Requirements >>
Count each line in which the word "this" appears. Reply with the total and nothing more.

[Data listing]
= = = = = = =

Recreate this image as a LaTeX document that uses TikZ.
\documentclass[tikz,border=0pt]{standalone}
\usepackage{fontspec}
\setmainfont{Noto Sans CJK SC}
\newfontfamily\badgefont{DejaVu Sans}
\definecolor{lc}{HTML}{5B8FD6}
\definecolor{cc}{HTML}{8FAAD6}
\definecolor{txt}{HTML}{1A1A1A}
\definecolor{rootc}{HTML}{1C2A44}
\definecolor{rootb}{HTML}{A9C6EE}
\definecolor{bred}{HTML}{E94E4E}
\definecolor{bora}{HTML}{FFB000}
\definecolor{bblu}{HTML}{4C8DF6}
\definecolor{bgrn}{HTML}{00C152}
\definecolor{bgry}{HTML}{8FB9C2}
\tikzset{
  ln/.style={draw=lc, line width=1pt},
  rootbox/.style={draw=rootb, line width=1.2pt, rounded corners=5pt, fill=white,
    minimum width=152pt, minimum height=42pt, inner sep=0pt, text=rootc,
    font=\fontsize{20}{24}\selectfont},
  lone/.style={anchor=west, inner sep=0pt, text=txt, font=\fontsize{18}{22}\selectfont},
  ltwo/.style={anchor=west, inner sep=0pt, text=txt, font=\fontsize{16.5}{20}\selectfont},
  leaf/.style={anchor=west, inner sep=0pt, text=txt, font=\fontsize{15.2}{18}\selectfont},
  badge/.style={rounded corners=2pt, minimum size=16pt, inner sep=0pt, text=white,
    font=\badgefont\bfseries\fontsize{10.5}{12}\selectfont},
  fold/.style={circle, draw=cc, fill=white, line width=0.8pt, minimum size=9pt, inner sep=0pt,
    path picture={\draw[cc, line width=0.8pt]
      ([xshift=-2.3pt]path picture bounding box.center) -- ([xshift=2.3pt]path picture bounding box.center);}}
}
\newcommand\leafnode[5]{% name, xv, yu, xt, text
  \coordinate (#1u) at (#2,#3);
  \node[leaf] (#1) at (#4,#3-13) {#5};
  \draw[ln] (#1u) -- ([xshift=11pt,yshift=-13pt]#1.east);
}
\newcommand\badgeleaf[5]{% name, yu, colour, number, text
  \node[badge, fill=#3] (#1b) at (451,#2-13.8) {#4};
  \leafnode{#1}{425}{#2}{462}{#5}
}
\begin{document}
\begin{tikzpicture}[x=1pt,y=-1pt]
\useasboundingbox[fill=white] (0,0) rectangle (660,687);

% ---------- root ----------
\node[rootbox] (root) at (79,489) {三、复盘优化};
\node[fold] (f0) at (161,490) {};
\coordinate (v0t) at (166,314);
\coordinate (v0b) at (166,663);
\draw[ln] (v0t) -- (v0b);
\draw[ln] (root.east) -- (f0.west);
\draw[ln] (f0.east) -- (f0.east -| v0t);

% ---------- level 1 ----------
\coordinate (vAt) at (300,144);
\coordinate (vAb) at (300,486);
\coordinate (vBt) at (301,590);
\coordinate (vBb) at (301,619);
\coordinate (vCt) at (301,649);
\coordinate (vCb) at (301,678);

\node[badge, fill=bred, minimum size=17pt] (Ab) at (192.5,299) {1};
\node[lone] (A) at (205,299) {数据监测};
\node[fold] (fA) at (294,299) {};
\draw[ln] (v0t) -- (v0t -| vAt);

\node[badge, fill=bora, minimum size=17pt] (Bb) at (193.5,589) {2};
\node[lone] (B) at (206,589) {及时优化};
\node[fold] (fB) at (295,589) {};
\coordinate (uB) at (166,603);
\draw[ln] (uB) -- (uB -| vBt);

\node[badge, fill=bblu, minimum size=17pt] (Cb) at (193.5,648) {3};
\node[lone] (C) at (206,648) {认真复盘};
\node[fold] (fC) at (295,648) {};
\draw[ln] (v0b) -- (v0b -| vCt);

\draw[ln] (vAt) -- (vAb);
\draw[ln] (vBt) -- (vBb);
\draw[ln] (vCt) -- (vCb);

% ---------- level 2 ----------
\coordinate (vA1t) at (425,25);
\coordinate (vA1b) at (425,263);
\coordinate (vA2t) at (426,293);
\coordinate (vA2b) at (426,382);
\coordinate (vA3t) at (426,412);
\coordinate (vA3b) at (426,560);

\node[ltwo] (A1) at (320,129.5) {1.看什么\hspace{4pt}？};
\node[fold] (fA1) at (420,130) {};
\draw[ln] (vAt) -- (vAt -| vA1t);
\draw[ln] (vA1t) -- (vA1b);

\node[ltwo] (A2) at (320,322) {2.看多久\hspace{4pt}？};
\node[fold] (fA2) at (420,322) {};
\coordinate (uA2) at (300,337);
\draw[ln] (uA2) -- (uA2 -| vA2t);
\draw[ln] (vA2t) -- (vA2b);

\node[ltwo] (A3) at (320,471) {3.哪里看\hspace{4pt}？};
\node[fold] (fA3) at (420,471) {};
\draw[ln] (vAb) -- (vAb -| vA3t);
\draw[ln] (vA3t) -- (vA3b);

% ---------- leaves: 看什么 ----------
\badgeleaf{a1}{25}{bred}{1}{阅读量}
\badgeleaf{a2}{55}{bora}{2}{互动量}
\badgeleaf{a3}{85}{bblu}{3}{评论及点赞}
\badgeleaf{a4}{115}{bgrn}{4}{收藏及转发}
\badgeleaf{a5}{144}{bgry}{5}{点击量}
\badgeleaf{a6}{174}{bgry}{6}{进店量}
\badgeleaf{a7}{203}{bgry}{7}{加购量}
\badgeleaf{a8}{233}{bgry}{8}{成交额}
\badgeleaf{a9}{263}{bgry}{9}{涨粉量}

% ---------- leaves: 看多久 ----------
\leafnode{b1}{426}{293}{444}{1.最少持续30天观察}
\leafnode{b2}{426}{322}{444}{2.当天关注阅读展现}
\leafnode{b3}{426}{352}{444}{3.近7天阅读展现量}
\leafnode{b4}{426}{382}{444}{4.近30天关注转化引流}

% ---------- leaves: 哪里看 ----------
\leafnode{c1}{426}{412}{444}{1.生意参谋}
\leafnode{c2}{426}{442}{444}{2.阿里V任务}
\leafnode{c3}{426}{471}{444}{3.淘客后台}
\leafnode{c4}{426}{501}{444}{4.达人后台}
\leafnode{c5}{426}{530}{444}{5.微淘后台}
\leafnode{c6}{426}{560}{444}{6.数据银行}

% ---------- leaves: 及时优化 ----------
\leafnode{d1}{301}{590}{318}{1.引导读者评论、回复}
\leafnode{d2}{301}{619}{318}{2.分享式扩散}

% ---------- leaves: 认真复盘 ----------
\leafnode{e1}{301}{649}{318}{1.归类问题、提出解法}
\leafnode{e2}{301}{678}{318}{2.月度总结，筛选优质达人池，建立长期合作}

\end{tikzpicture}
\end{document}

= = = = = = =

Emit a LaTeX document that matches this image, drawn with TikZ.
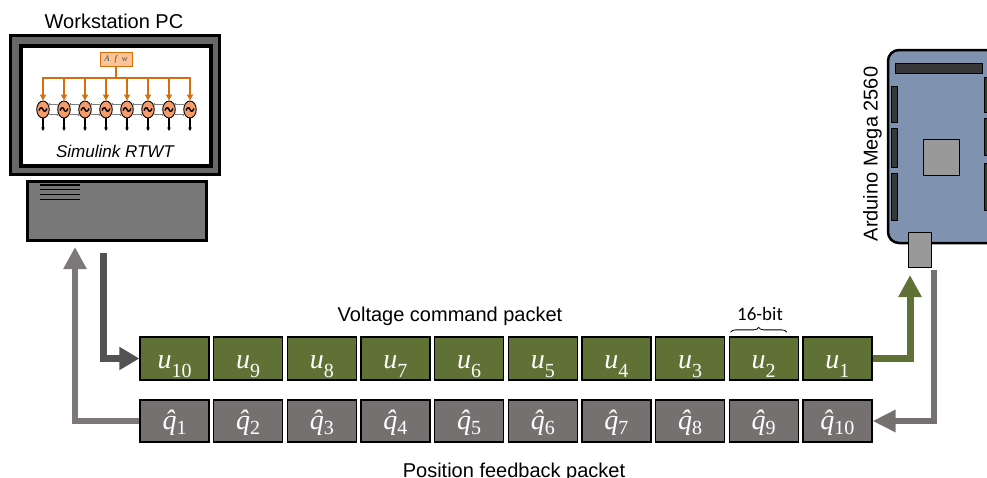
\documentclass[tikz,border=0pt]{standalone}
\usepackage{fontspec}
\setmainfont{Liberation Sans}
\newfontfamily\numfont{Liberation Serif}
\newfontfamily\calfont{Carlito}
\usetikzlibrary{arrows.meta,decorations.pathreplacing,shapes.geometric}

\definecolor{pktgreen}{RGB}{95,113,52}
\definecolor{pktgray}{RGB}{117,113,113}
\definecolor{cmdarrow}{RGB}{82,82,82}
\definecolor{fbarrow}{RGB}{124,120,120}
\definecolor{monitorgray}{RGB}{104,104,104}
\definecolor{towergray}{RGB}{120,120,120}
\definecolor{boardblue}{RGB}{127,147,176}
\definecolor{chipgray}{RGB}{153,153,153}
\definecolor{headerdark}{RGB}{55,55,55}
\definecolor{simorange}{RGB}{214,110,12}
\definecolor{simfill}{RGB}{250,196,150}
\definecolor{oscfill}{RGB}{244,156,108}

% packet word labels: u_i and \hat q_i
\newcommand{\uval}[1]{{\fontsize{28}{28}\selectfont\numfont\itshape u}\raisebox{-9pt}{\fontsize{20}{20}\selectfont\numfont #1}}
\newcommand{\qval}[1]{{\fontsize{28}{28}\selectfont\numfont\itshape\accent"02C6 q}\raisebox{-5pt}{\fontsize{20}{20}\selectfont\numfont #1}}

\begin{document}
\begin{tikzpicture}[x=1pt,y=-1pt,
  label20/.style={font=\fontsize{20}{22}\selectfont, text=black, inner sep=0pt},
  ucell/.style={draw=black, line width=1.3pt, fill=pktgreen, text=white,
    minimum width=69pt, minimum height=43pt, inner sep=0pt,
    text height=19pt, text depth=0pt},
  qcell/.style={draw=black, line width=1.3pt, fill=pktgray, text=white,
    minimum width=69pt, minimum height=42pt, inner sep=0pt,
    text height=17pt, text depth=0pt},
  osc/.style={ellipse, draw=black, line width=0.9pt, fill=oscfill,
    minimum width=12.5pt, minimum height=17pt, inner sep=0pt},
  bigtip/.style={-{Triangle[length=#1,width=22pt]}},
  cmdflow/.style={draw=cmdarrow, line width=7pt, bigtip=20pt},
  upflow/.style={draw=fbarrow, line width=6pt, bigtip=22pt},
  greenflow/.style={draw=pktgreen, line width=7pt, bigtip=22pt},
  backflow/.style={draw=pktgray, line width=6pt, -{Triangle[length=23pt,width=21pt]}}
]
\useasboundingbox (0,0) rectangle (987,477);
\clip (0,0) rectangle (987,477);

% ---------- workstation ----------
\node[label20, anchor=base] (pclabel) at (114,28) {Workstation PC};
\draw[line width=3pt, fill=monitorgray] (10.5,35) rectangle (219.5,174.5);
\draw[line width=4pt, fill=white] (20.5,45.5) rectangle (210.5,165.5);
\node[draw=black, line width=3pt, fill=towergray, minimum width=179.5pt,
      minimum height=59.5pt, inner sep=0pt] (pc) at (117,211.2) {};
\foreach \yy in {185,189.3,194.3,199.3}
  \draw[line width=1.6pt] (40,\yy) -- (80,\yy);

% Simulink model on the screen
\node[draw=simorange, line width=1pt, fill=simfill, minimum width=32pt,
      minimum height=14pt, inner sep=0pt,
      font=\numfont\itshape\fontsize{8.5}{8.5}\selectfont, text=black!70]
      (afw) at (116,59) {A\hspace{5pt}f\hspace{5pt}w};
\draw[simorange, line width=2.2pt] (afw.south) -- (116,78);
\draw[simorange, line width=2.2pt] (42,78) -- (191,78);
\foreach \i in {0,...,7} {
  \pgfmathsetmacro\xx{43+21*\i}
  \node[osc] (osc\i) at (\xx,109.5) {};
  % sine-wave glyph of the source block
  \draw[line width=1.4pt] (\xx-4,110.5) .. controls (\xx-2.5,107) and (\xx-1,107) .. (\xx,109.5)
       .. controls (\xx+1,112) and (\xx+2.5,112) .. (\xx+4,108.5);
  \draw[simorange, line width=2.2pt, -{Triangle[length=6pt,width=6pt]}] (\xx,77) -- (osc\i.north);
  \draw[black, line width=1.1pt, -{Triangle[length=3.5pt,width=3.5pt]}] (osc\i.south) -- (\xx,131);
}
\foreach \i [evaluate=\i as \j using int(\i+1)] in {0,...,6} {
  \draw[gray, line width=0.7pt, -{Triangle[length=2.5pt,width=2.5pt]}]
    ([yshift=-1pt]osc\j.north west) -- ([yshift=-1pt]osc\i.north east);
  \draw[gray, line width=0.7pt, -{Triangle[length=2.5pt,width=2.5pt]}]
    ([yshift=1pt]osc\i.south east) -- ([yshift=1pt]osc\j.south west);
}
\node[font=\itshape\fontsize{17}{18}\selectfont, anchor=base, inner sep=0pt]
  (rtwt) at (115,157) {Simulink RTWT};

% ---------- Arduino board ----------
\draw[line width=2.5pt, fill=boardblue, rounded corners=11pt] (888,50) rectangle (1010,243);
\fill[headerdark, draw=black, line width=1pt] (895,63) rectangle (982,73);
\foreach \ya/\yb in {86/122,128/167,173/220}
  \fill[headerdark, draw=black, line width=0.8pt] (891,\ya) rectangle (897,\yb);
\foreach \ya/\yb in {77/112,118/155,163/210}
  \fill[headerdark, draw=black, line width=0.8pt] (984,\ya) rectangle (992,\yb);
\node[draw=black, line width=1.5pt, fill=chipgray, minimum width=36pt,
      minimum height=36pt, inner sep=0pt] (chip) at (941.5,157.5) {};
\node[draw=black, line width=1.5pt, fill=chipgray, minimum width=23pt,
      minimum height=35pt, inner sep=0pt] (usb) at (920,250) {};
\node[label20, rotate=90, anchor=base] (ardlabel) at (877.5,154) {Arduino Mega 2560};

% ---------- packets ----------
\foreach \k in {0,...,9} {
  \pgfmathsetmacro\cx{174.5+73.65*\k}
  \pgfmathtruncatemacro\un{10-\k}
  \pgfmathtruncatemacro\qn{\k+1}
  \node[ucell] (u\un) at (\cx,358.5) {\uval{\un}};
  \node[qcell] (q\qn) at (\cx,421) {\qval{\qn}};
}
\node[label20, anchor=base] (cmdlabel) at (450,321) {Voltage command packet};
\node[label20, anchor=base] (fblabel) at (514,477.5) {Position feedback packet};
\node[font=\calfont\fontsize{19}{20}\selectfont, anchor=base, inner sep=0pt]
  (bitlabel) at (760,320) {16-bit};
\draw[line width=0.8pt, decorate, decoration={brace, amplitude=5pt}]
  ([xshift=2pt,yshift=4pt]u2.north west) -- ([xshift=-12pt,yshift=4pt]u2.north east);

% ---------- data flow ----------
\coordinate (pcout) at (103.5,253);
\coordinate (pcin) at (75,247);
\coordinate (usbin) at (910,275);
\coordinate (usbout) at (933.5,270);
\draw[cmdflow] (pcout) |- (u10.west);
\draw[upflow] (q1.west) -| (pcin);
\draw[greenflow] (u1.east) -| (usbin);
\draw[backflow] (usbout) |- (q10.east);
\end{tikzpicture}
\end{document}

= = = = = = =

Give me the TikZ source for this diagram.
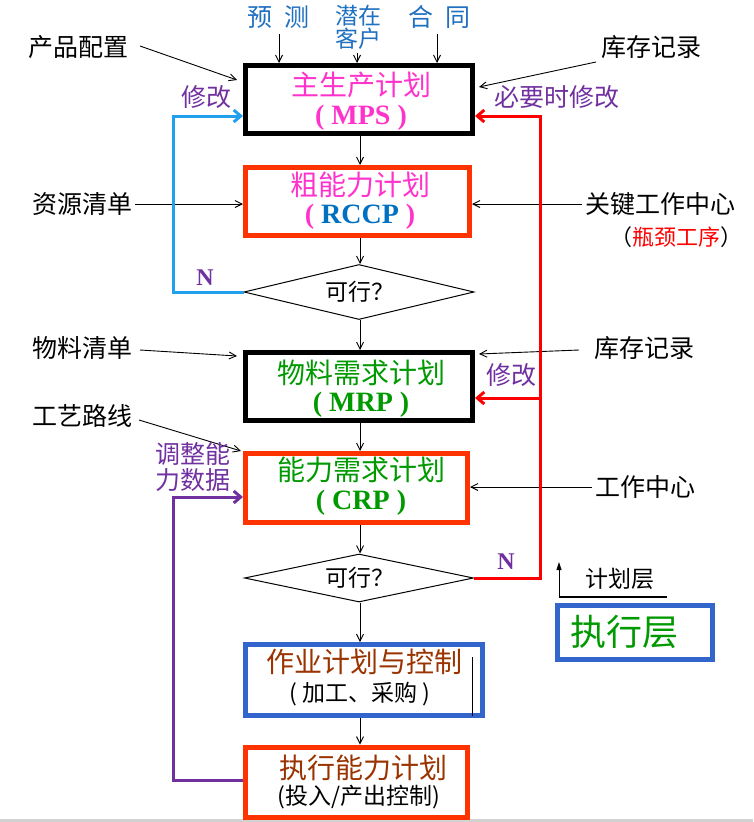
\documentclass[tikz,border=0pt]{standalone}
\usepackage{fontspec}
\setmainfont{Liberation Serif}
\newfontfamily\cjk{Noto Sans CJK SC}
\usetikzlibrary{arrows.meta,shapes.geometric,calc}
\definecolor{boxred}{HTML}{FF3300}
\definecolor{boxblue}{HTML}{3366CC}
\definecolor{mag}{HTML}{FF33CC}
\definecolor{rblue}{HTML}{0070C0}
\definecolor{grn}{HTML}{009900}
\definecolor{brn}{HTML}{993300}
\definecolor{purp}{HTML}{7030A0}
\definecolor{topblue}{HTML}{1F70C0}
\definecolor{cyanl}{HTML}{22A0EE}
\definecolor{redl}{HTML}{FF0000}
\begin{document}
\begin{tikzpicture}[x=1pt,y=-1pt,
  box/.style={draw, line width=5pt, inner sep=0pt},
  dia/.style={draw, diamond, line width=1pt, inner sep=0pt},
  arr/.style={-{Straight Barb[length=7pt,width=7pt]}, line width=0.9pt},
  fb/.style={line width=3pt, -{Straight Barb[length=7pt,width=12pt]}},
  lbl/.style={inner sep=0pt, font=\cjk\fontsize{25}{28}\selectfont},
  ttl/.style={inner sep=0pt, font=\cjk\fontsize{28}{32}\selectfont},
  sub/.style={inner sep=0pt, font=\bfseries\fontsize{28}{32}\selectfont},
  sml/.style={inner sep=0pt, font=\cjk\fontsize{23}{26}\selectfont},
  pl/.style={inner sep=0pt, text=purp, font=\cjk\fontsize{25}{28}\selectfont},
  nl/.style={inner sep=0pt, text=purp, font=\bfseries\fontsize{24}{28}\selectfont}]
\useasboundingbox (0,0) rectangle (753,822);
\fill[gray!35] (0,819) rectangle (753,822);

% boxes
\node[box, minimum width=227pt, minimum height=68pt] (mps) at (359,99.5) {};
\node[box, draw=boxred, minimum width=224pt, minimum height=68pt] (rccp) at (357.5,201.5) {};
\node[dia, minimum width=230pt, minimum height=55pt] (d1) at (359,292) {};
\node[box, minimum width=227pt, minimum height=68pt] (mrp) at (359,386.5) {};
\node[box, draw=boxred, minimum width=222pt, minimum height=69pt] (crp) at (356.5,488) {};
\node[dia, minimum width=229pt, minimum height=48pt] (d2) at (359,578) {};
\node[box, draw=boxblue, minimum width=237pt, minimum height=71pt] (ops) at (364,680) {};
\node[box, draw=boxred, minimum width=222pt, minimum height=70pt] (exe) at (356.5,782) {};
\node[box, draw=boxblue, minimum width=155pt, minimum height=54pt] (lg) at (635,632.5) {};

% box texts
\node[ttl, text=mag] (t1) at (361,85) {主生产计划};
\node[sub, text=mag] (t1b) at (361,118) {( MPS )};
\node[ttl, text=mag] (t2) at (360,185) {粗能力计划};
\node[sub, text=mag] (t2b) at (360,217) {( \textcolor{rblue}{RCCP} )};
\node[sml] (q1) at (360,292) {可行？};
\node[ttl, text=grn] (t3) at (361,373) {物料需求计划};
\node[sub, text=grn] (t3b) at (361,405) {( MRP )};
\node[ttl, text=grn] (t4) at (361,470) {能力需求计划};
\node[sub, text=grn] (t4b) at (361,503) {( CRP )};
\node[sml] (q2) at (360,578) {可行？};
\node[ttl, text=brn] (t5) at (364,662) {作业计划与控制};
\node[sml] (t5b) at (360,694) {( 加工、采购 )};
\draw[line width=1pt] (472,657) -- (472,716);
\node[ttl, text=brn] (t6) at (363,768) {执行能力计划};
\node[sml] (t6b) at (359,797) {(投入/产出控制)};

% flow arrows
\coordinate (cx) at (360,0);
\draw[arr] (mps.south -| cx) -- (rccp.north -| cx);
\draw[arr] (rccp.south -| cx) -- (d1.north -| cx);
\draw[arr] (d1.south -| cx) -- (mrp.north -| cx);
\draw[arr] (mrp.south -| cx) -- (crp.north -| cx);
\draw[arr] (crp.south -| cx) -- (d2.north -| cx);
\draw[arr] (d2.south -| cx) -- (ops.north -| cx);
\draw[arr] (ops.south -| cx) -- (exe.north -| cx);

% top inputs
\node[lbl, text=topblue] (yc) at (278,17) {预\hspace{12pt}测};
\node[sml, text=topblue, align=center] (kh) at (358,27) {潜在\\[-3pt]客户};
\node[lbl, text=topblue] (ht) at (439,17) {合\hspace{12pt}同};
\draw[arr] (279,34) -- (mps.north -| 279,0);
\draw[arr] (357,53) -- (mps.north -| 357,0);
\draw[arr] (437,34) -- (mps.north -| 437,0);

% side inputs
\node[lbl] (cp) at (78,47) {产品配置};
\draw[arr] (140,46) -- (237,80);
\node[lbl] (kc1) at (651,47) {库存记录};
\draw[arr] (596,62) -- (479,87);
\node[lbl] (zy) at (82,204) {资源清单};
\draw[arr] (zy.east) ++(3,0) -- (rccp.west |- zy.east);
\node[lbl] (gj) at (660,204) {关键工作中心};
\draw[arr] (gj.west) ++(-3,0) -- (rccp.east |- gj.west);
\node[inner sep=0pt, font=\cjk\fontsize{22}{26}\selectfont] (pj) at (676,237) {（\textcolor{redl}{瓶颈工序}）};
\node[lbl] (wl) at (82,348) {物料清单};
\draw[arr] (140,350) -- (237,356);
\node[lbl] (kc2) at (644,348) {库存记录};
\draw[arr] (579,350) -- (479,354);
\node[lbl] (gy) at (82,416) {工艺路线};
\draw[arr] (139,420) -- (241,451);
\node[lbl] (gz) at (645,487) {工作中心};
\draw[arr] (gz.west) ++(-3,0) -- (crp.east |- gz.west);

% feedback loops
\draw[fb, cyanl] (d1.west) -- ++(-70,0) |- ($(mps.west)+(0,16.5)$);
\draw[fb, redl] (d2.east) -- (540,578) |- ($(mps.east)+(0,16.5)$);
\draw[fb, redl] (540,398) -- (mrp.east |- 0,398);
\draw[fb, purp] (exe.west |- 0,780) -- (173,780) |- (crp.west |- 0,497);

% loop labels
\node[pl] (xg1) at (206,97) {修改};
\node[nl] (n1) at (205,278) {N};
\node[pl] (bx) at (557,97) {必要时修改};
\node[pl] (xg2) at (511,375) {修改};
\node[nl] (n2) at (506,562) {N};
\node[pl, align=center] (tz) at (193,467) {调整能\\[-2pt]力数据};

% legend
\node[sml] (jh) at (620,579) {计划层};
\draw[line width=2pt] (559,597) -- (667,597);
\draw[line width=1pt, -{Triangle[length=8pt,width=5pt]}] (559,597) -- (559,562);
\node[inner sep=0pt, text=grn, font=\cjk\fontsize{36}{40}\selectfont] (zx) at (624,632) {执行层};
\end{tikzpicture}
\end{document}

= = = = = = =

Task response >>
3